-- Start Given data --
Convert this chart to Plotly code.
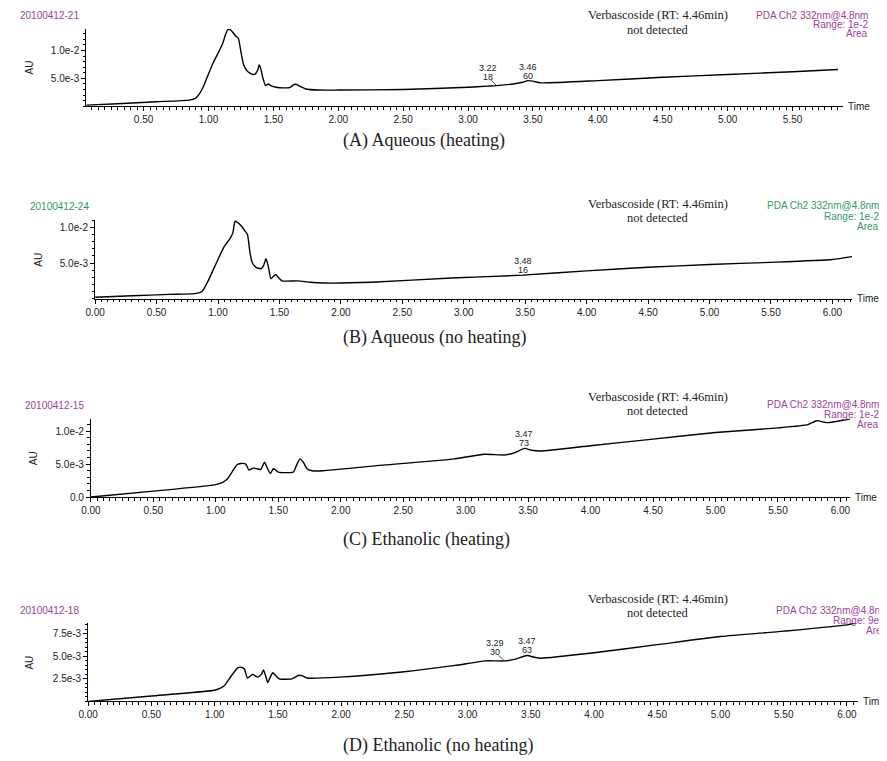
-- End Given data --
-- Start Given data --
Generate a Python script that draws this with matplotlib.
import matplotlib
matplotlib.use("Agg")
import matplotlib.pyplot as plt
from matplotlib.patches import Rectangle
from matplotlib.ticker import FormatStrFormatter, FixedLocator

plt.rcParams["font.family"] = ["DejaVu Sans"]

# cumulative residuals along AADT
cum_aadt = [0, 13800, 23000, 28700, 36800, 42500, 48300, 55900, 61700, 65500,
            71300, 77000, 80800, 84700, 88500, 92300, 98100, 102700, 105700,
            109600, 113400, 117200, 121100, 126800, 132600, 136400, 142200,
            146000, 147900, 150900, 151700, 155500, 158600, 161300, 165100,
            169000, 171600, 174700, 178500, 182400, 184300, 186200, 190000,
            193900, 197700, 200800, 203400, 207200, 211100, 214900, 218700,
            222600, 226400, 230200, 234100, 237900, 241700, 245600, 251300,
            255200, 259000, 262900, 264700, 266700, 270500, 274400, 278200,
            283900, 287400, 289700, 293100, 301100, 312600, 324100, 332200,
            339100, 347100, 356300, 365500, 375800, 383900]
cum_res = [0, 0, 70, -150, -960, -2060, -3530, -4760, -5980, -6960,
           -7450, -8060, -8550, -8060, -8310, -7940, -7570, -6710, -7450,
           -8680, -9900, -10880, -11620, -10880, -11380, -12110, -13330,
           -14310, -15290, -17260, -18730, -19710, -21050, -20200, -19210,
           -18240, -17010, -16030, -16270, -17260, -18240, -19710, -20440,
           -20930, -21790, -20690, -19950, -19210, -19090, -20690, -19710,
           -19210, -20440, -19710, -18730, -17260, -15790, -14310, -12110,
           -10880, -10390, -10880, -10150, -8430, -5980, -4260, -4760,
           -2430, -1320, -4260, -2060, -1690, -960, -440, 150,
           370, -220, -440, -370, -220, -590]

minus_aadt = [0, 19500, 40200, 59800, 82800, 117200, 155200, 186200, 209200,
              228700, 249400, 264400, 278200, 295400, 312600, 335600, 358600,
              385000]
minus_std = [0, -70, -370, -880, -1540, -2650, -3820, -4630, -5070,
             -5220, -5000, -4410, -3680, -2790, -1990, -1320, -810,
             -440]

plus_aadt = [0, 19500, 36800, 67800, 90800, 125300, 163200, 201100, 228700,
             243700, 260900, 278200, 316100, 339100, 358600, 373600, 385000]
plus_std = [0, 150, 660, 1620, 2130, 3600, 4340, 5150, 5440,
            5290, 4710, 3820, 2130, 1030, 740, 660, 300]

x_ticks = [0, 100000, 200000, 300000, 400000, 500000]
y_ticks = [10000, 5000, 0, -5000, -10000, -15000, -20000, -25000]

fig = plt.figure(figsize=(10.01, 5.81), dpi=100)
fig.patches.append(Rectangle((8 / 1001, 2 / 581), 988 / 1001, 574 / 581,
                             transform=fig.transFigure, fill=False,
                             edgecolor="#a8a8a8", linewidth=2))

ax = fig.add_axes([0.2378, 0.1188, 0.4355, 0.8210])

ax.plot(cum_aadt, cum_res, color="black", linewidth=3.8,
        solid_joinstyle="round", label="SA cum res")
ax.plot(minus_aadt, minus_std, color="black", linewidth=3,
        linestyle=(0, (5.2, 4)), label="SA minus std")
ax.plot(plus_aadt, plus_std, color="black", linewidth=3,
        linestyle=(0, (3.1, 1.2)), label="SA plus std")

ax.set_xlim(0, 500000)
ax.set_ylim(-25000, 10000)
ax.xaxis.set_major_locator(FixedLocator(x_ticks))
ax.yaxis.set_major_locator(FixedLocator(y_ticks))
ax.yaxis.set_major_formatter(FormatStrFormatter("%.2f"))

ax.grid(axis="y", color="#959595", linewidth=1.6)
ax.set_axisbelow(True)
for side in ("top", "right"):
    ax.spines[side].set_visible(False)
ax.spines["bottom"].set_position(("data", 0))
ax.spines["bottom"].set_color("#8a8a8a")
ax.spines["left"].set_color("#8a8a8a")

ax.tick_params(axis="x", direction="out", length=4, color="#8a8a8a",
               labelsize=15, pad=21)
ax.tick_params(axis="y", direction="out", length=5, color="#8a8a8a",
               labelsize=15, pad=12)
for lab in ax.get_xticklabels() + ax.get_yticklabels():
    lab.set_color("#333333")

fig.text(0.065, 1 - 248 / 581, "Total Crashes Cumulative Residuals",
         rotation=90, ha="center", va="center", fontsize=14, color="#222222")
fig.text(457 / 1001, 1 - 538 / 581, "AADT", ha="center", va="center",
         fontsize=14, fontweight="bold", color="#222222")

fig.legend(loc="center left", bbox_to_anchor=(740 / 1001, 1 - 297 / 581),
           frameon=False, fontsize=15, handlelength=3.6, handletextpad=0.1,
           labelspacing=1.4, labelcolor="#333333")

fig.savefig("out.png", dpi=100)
-- End Given data --
-- Start Given data --
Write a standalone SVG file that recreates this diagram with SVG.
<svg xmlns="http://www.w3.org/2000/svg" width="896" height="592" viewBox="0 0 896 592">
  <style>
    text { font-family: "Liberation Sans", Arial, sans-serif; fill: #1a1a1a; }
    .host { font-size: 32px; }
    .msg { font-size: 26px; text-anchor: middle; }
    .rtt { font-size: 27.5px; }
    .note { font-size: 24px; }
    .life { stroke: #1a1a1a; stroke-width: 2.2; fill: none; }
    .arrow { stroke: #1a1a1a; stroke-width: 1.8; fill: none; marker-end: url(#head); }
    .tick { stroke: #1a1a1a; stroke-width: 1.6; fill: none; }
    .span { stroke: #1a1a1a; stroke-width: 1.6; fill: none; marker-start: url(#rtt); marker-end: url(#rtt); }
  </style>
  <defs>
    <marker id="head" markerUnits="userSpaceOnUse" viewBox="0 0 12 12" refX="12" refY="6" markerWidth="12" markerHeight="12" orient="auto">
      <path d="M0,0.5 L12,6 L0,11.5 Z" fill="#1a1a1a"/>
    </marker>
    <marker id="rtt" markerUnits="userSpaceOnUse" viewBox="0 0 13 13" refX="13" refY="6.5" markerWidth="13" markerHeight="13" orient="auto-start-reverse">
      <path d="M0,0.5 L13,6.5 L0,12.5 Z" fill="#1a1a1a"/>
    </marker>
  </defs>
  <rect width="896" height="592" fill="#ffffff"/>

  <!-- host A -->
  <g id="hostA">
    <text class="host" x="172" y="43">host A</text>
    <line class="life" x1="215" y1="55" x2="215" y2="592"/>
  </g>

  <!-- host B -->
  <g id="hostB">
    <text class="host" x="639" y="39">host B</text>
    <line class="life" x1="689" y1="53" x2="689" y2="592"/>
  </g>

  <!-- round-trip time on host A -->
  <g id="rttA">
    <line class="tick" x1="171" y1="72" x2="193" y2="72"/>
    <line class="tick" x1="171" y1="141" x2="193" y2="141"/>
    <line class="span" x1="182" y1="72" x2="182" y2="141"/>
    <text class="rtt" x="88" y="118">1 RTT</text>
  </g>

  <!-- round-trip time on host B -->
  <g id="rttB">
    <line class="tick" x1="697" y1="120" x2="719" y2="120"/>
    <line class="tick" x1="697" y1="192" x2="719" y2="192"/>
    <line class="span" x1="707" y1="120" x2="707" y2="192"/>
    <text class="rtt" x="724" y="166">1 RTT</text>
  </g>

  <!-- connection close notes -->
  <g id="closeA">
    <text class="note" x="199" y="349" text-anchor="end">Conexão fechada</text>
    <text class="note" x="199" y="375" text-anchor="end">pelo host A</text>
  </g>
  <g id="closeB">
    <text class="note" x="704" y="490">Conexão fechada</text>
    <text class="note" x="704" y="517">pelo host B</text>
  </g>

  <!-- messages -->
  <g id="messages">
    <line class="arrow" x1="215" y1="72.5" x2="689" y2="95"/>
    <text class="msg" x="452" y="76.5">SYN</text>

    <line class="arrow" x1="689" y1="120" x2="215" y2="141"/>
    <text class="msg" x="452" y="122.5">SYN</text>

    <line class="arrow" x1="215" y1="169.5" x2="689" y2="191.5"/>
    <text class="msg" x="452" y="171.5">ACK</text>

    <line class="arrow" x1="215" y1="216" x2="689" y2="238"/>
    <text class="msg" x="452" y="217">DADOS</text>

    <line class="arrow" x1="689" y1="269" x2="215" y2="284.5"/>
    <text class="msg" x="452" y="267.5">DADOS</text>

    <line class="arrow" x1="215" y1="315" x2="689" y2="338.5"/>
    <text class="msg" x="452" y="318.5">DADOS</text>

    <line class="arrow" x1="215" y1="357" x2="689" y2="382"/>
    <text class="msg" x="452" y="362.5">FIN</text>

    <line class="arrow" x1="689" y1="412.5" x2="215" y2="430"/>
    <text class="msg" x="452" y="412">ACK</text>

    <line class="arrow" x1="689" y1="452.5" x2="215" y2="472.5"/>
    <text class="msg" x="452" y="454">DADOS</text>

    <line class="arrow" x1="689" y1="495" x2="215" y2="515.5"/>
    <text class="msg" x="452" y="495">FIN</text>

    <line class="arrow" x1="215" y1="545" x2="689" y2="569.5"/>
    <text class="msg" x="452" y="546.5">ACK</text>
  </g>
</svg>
-- End Given data --
*To be done:* Return every line containing "this".

*Response below:*
Convert this chart to Plotly code.
Generate a Python script that draws this with matplotlib.
Write a standalone SVG file that recreates this diagram with SVG.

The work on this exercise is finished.